The supporters of the NATO Treaty admit that the admission of Poland, Hungary and the Czech Republic will be followed by many others. Romania, Slovenia, and Bulgaria are already lining up.

On January 12, Clinton signed a Charter of Partnership at the White House with the presidents of Lithuania, Latvia and Estonia. It explicitly supports bringing those countries into NATO and, while not binding, Administration spokesmen bragged that future administrations will not be able to back away from it.

When Madeleine Albright testified before the Senate Foreign Relations Committee, she admitted that this treaty commits us to defend not only the borders, but the NATO-defined "interests" of Eastern Europe. She urged that NATO extend its geographic reach beyond Europe to "the Middle East to Central Africa."

The NATO Treaty means that NATO, not Congress, will decide when America goes to war. It will inflict us with one "Bosnia" after another, using our Armed Services as global policemen and global social workers in costly conflicts that are none of America's business.

It means institutionalizing Clinton's Presidential Decision Directive 25 (PDD 25) to put U.S. troops under foreign commanders.

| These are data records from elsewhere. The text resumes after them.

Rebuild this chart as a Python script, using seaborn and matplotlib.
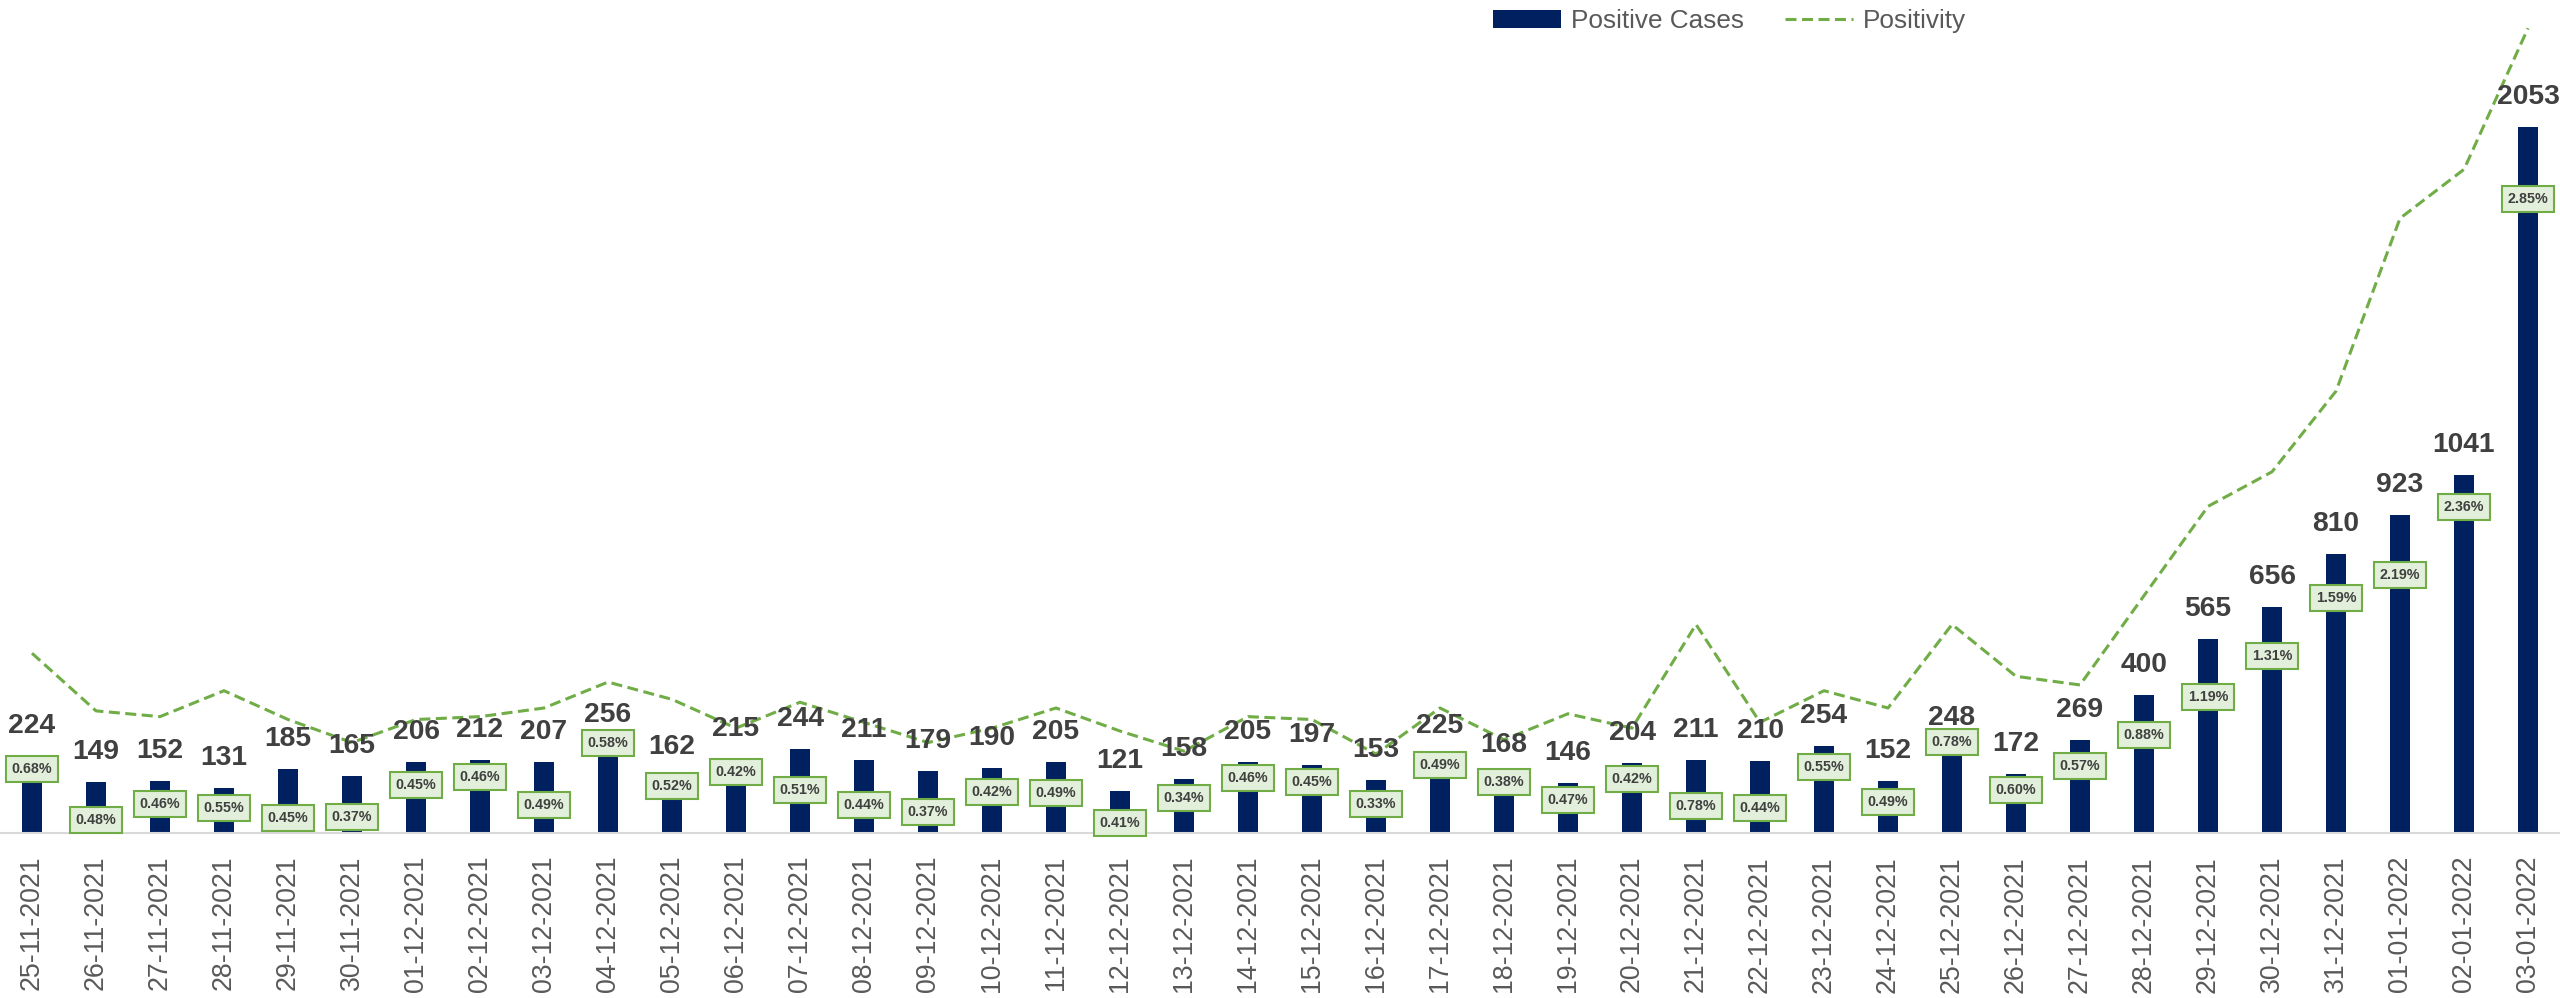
import numpy as np
import pandas as pd
import seaborn as sns
import matplotlib
matplotlib.use('Agg')
import matplotlib.pyplot as plt
from matplotlib.patches import Patch
from matplotlib.lines import Line2D

dates = ['25-11-2021', '26-11-2021', '27-11-2021', '28-11-2021', '29-11-2021', '30-11-2021',
         '01-12-2021', '02-12-2021', '03-12-2021', '04-12-2021', '05-12-2021', '06-12-2021',
         '07-12-2021', '08-12-2021', '09-12-2021', '10-12-2021', '11-12-2021', '12-12-2021',
         '13-12-2021', '14-12-2021', '15-12-2021', '16-12-2021', '17-12-2021', '18-12-2021',
         '19-12-2021', '20-12-2021', '21-12-2021', '22-12-2021', '23-12-2021', '24-12-2021',
         '25-12-2021', '26-12-2021', '27-12-2021', '28-12-2021', '29-12-2021', '30-12-2021',
         '31-12-2021', '01-01-2022', '02-01-2022', '03-01-2022']
cases = [224, 149, 152, 131, 185, 165, 206, 212, 207, 256, 162, 215, 244, 211, 179, 190, 205,
         121, 158, 205, 197, 153, 225, 168, 146, 204, 211, 210, 254, 152, 248, 172, 269, 400,
         565, 656, 810, 923, 1041, 2053]
positivity = [0.68, 0.48, 0.46, 0.55, 0.45, 0.37, 0.45, 0.46, 0.49, 0.58, 0.52, 0.42, 0.51,
              0.44, 0.37, 0.42, 0.49, 0.41, 0.34, 0.46, 0.45, 0.33, 0.49, 0.38, 0.47, 0.42,
              0.78, 0.44, 0.55, 0.49, 0.78, 0.60, 0.57, 0.88, 1.19, 1.31, 1.59, 2.19, 2.36, 2.85]

# how far (px) each percentage box sits below the top of its bar
box_drop = [13, 38, 23, 20, 49, 41, 23, 17, 43, -2, 9,
            13, 41, 45, 41, 24, 31, 32, 19, 16, 17, 24,
            9, 7, 17, 16, 46, 47, 21, 21,
            -6, 16, 26, 40, 58, 49, 44, 60, 32, 72]

NAVY = '#002060'
GREEN = '#70AD47'
PX = 0.72  # points per pixel at dpi 100

sns.set_theme(style='white')
plt.rcParams['font.family'] = ['Liberation Sans', 'DejaVu Sans']

df = pd.DataFrame({'date': dates, 'cases': cases, 'positivity': positivity})

fig = plt.figure(figsize=(25.6, 9.98), dpi=100)
ax = fig.add_axes([0, 165 / 998, 1, 833 / 998])

sns.barplot(data=df, x='date', y='cases', color=NAVY, saturation=1, width=0.31,
            edgecolor='none', ax=ax)
ax.set_xlim(-0.5, 39.5)
ax.set_ylim(0, 2421)
ax.set_yticks([])
ax.set_xlabel('')
ax.set_ylabel('')
for s in ['left', 'right', 'top']:
    ax.spines[s].set_visible(False)
ax.spines['bottom'].set_color('#D9D9D9')
ax.spines['bottom'].set_linewidth(1.5)
ax.tick_params(axis='x', length=0, pad=16.5, labelsize=19.3, labelcolor='#595959',
               rotation=90)

ax2 = ax.twinx()
sns.lineplot(x=df.index, y=df['positivity'], ax=ax2, color=GREEN, linewidth=2.2)
ax2.lines[0].set_dashes((3.6, 1.8))
ax2.set_ylim(0.056, 2.948)
ax2.set_yticks([])
ax2.set_ylabel('')
for s in ax2.spines.values():
    s.set_visible(False)

for i, (c, p, d) in enumerate(zip(cases, positivity, box_drop)):
    ax2.annotate(str(c), xy=(i, c), xycoords=ax.transData, xytext=(0, 30 * PX),
                 textcoords='offset points', ha='center', va='center',
                 fontsize=20.3, fontweight='bold', color='#404040')
    ax2.annotate(f'{p:.2f}%', xy=(i, c), xycoords=ax.transData, xytext=(0, -d * PX),
                 textcoords='offset points', ha='center', va='center',
                 fontsize=10.3, fontweight='bold', color='#404040',
                 bbox=dict(boxstyle='square,pad=0.42', fc='#E2EFDA', ec=GREEN, lw=1.5))

handles = [Patch(facecolor=NAVY, edgecolor='none'),
           Line2D([], [], color=GREEN, linewidth=2.2, dashes=(3.6, 1.8))]
fig.legend(handles, ['Positive Cases', 'Positivity'], loc='center left',
           bbox_to_anchor=(1493 / 2560, 1 - 21 / 998), ncol=2, frameon=False,
           fontsize=18.8, handlelength=2.6, handletextpad=0.38, columnspacing=1.57,
           borderpad=0, borderaxespad=0, labelcolor='#595959')

fig.savefig('out.png', dpi=100)
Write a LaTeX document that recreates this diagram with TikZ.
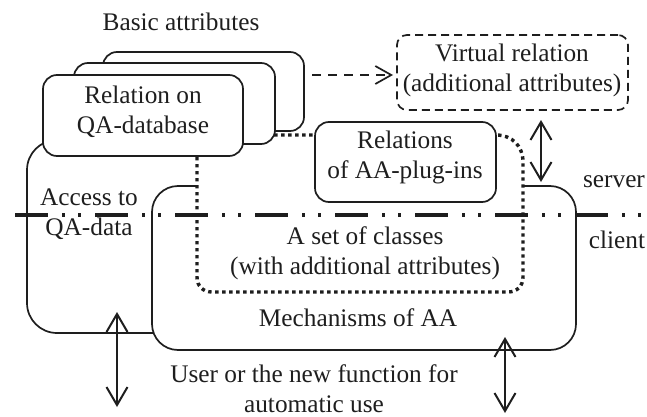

It will cost billions of taxpayer dollars by assuring perpetual foreign giveaways to countries that are unwilling to pay to defend themselves.

The NATO Treaty is a repudiation of Ronald Reagan's successful strategy of peace through strength, and its replacement by the Clinton-Albright strategy of repeatedly using our military forces under NATO or UN command.

The NATO Treaty also repudiates George Washington's advice "to steer clear of permanent alliances with any portion of the foreign world," and instead commits us to permanent involvement in foreign conflicts. It should be called Clinton's Go-To-War Treaty.